On New Year's eve, hang out with Michael Stanley

By John Benson


There’s something about New Year’s Eve shows and Michael Stanley that go together.

Not only did the Michael Stanley Band perform a 1981 New Year’s Eve concert before 21,000 fans at the old Richfield Coliseum, but for the better half of the past decade, Stanley has been playing holiday shows at the House of Blues.

“New Year’s Eve shows are either really good or the audience is already passed out when you get there,” said Stanley, who can be heard weekdays as the afternoon disc jockey on WNCX-FM. “I remember when we used to do them at The Coliseum. You have to start later, and you’d hit the stage and half the people in the first row would already be passed out. It’s kind of weird, but when it works the right way, it’s the ultimate party. Hopefully, that’s what will happen this time.”

This time is Monday at the House of Blues. Actually, Stanley said normally he plays a holiday show, but it’s been a few years since he did the New Year’s Eve House of Blues gig.

However, this year the Live Nation folks called him up and suggested a soiree with his backing band The Resonators — Tommy Dobeck (drums), Bob Pelander (piano, vocals), Danny Powers (guitar, vocals), Jennifer Lee (vocals, percussion), Rodney Psyka (percussion, vocals), Marc Lee Shannon (guitar), Eroc Sosinski (bass, vocals) and Paul Christensen (sax) — to bring in 2013.
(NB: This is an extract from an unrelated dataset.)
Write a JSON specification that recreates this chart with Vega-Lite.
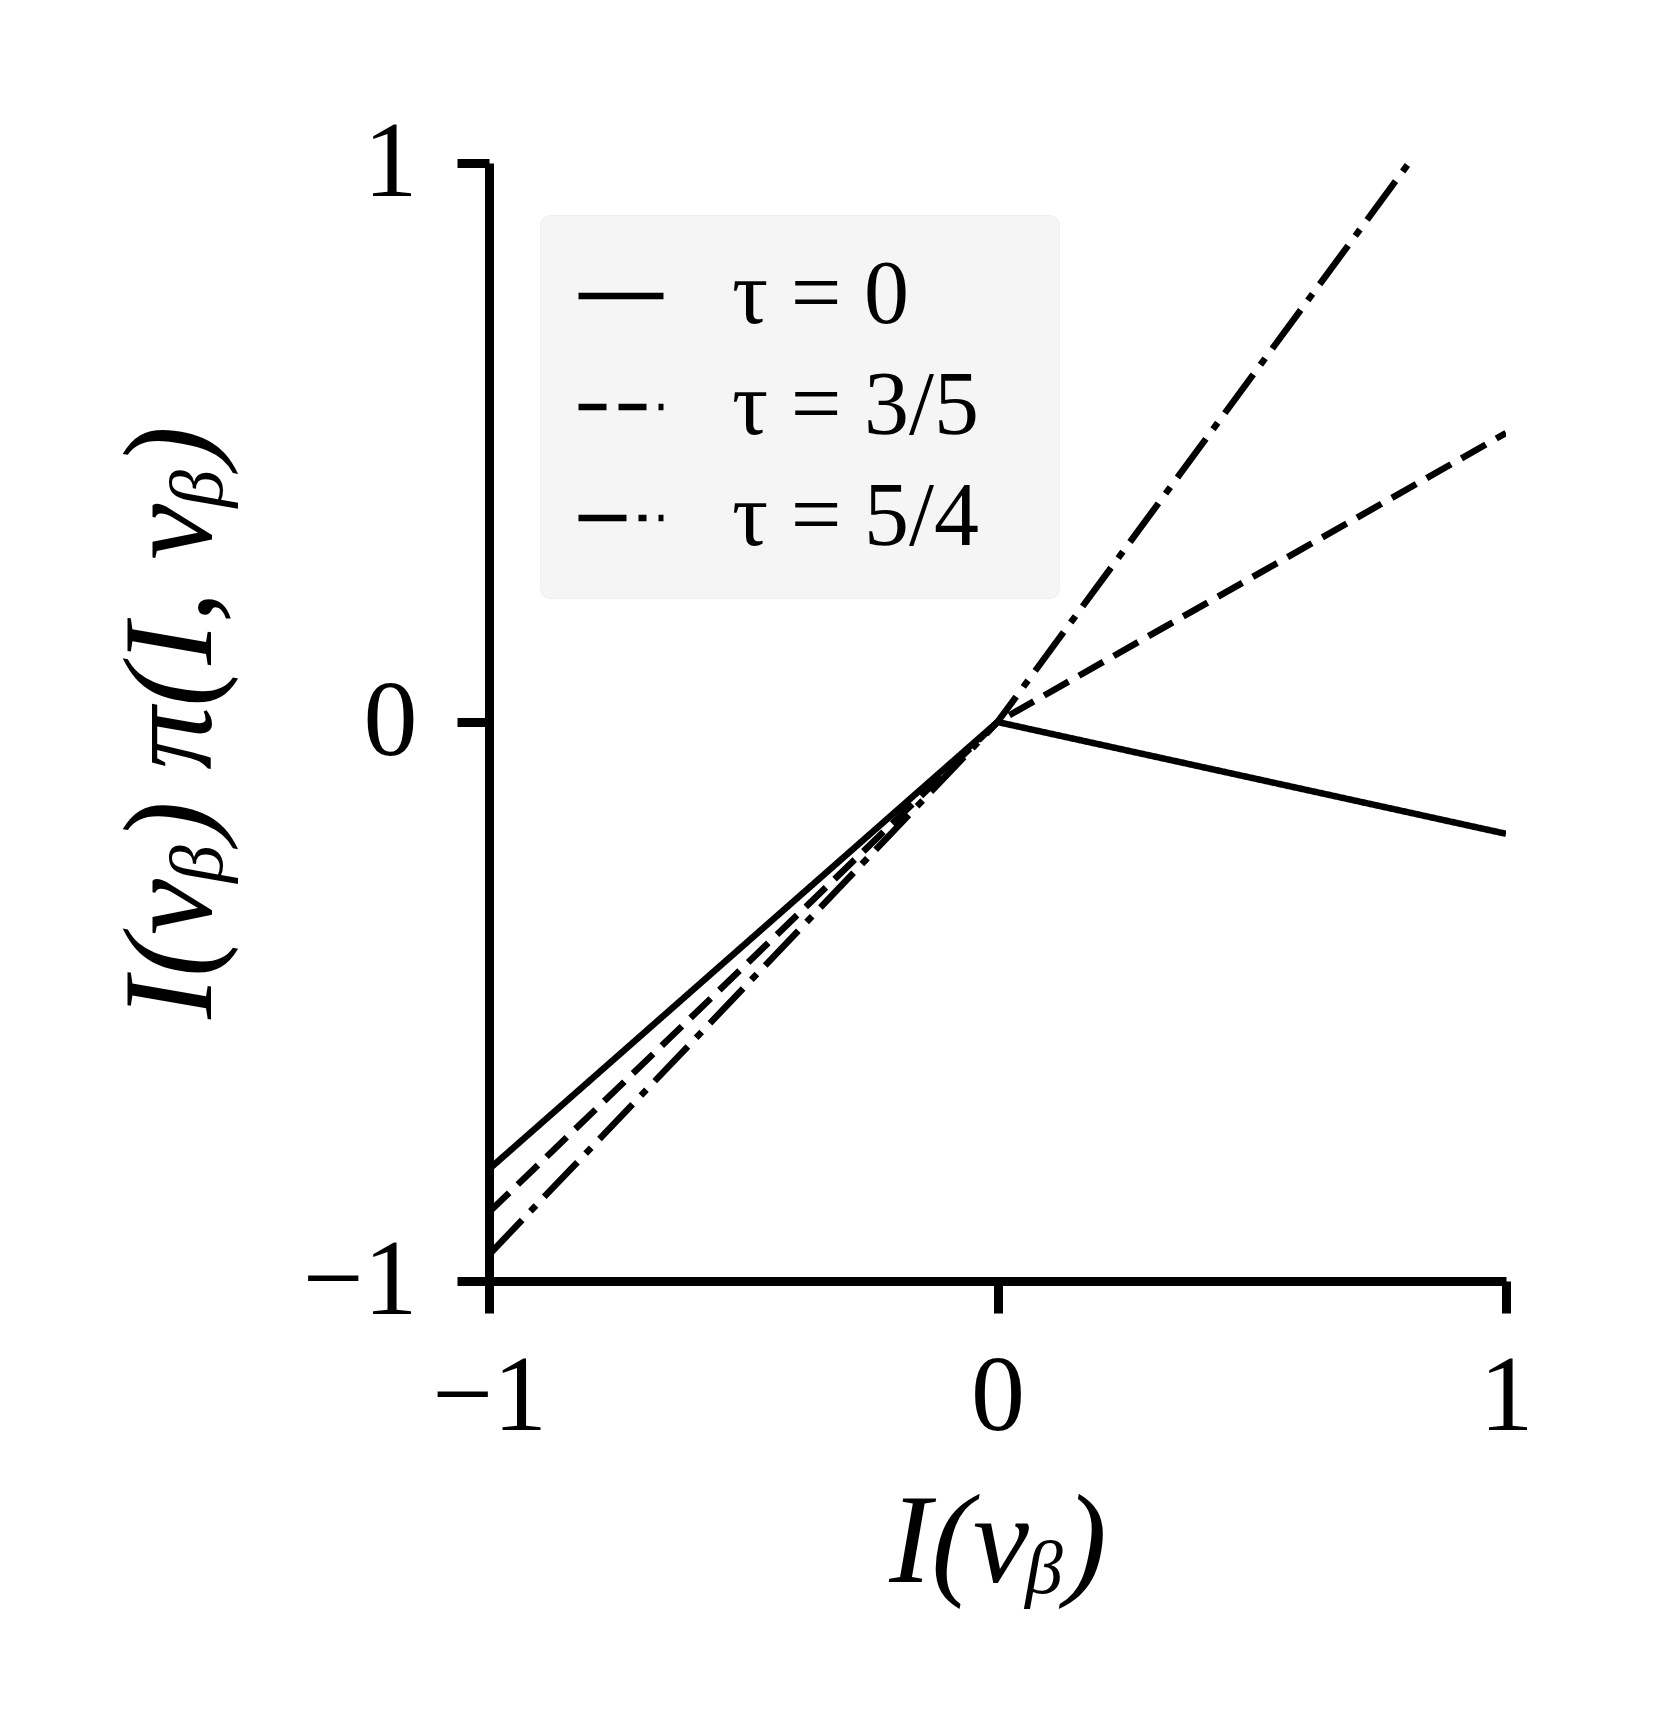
{
  "$schema": "https://vega.github.io/schema/vega-lite/v6.json",
  "width": 1017,
  "height": 1118,
  "autosize": {"type": "none"},
  "padding": {"left": 489, "top": 163, "right": 153, "bottom": 447},
  "background": "white",
  "data": {
    "values": [
      {"x": -1, "y": -0.8, "tau": "τ  =  0"},
      {"x": 0, "y": 0, "tau": "τ  =  0"},
      {"x": 1, "y": -0.2, "tau": "τ  =  0"},
      {"x": -1, "y": -0.877, "tau": "τ  =  3/5"},
      {"x": 0, "y": 0, "tau": "τ  =  3/5"},
      {"x": 1, "y": 0.517, "tau": "τ  =  3/5"},
      {"x": -1, "y": -0.953, "tau": "τ  =  5/4"},
      {"x": 0, "y": 0, "tau": "τ  =  5/4"},
      {"x": 1, "y": 1.236, "tau": "τ  =  5/4"}
    ]
  },
  "mark": {"type": "line", "clip": true, "strokeWidth": 6.5, "color": "black", "strokeCap": "butt"},
  "encoding": {
    "x": {
      "field": "x",
      "type": "quantitative",
      "scale": {"domain": [-1, 1], "nice": false, "zero": false},
      "axis": {"title": "I(vᵦ)", "tickCount": 3, "labelFlush": false, "format": "d", "labelPadding": 31, "titlePadding": 30}
    },
    "y": {
      "field": "y",
      "type": "quantitative",
      "scale": {"domain": [-1, 1], "nice": false, "zero": false},
      "axis": {"title": "I(vᵦ) π(I, vᵦ)", "tickCount": 3, "labelFlush": false, "format": "d", "labelPadding": 40, "titlePadding": 66}
    },
    "strokeDash": {
      "field": "tau",
      "type": "nominal",
      "scale": {
        "domain": ["τ  =  0", "τ  =  3/5", "τ  =  5/4"],
        "range": [[1, 0], [28, 12], [48, 12, 8, 12]]
      },
      "legend": {"title": null}
    }
  },
  "config": {
    "view": {"stroke": null},
    "axis": {
      "domainColor": "black",
      "domainWidth": 9,
      "tickColor": "black",
      "tickWidth": 9,
      "tickSize": 32,
      "labelFont": "Liberation Serif",
      "labelFontSize": 108,
      "labelColor": "black",
      "titleFont": "Liberation Serif",
      "titleFontSize": 126,
      "titleFontWeight": "normal",
      "titleFontStyle": "italic",
      "titleColor": "black",
      "grid": false
    },
    "legend": {
      "orient": "none",
      "legendX": 51,
      "legendY": 52,
      "fillColor": "#f5f5f5",
      "strokeColor": "#eeeeee",
      "cornerRadius": 10,
      "padding": 35,
      "labelFont": "Liberation Serif",
      "labelFontSize": 90,
      "labelColor": "black",
      "labelLimit": 1000,
      "symbolType": "stroke",
      "symbolStrokeColor": "black",
      "symbolStrokeWidth": 6.5,
      "symbolSize": 7225,
      "labelOffset": 65,
      "rowPadding": 20
    }
  }
}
Stanley agreed, looking forward to another moment where optimism about the upcoming year rings loudly. You see, it’s been a rough couple of years for the Cleveland icon. In 2010, Stanley lost his mother, father, stepfather, ex-wife and two members of his road crew.

Naturally, he sought catharsis through his music, which eventually became his recently released 12th studio album “The Hang.” The CD includes the upbeat title track and the orchestral “Another New Year’s Eve.”
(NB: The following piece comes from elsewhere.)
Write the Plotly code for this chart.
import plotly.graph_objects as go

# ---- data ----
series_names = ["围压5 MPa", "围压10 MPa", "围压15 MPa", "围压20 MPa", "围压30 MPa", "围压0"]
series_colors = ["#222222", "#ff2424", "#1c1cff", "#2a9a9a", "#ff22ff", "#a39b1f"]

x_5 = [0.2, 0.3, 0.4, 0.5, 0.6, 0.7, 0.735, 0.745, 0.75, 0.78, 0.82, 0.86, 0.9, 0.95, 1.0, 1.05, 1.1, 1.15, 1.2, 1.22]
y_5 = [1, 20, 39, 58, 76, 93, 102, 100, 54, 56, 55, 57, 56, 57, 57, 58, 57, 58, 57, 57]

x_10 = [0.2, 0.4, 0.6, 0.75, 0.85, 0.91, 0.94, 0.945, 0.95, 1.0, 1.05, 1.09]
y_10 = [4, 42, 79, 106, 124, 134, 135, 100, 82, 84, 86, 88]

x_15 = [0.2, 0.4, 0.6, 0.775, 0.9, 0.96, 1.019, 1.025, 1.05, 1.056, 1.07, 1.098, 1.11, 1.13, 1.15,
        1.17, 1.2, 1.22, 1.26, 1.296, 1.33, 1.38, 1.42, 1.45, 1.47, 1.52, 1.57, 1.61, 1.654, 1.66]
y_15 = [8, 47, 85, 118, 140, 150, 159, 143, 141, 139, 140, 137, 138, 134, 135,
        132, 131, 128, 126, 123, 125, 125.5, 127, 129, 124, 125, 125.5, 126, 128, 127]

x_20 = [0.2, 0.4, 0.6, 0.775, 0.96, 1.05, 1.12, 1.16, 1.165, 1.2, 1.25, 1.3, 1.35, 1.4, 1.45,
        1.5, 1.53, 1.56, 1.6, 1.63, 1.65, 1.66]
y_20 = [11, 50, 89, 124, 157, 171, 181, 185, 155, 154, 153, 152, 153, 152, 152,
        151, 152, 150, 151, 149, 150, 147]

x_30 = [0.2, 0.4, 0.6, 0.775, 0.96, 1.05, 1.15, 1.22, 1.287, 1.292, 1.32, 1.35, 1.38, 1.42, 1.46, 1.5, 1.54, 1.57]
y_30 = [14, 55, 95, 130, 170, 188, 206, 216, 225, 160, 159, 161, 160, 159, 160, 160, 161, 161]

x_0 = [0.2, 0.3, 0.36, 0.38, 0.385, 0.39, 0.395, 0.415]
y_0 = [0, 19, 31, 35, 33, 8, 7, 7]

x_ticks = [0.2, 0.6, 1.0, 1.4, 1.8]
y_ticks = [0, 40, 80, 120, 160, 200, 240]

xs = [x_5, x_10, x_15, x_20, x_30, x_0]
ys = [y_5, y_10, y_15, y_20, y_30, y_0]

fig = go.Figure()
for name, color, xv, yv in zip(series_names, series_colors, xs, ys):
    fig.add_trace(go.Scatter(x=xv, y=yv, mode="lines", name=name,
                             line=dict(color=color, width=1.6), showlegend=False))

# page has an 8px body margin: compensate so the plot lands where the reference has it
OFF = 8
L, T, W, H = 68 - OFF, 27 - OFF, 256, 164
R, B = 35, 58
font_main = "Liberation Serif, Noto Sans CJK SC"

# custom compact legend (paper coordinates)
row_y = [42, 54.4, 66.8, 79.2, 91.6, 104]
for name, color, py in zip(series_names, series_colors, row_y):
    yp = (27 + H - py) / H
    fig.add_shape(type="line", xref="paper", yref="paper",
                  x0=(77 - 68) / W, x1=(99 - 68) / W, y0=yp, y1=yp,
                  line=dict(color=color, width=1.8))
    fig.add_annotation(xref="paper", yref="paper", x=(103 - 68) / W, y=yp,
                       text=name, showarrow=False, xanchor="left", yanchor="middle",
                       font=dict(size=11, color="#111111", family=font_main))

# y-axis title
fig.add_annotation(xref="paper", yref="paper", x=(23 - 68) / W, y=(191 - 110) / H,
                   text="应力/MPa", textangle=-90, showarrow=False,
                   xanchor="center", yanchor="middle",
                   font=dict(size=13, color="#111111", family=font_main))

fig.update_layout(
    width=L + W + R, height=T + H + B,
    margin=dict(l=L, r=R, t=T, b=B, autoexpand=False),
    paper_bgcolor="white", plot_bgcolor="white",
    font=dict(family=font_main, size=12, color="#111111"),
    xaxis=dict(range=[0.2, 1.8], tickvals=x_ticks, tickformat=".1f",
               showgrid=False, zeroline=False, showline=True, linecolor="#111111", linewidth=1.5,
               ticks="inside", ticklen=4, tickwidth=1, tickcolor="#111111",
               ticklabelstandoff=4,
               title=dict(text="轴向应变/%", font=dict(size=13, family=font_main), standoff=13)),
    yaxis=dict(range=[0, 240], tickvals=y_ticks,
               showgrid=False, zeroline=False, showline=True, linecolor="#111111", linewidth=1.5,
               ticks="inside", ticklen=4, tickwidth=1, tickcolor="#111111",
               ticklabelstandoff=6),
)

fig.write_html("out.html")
“It was sort of a darker album, not that my albums are party albums,” Stanley said. “The last 18 months before that had been fraught with all sorts of people passing on, so it was kind of a product of that. The next album we start mixing in January has a concerted effort to be a little more smiling.”

Though Stanley said the new unreleased material won’t be played at the upcoming New Year’s Eve show, there will be material from “The Hang” and other gems from his MSB past in the set.

“One of the blessings and curses this far down the line is there’s so much stuff to choose from,” Stanley said. “There are obviously a certain amount of things that have to show up at every show, and I’ve been lucky enough to have a fan base that allows me to have a certain amount of freedom still to do new things.”

Speaking of new things, this year Stanley is following suit from other classic-rock artists who make special VIP packages available — at a steep cost — to die-hard fans. For $200, Stanley fans get an intimate pre-show acoustic set with wine, an exclusive meet-and-greet and an autographed limited edition show poster.

It’s pointed out to Stanley that going the VIP route is a slippery slope. Soon, Live Nation will be hawking VIP passes to drive him to the gig or perhaps watch him get dressed backstage.

Stanley said, lauging, “Yeah, that’ll probably be next year.”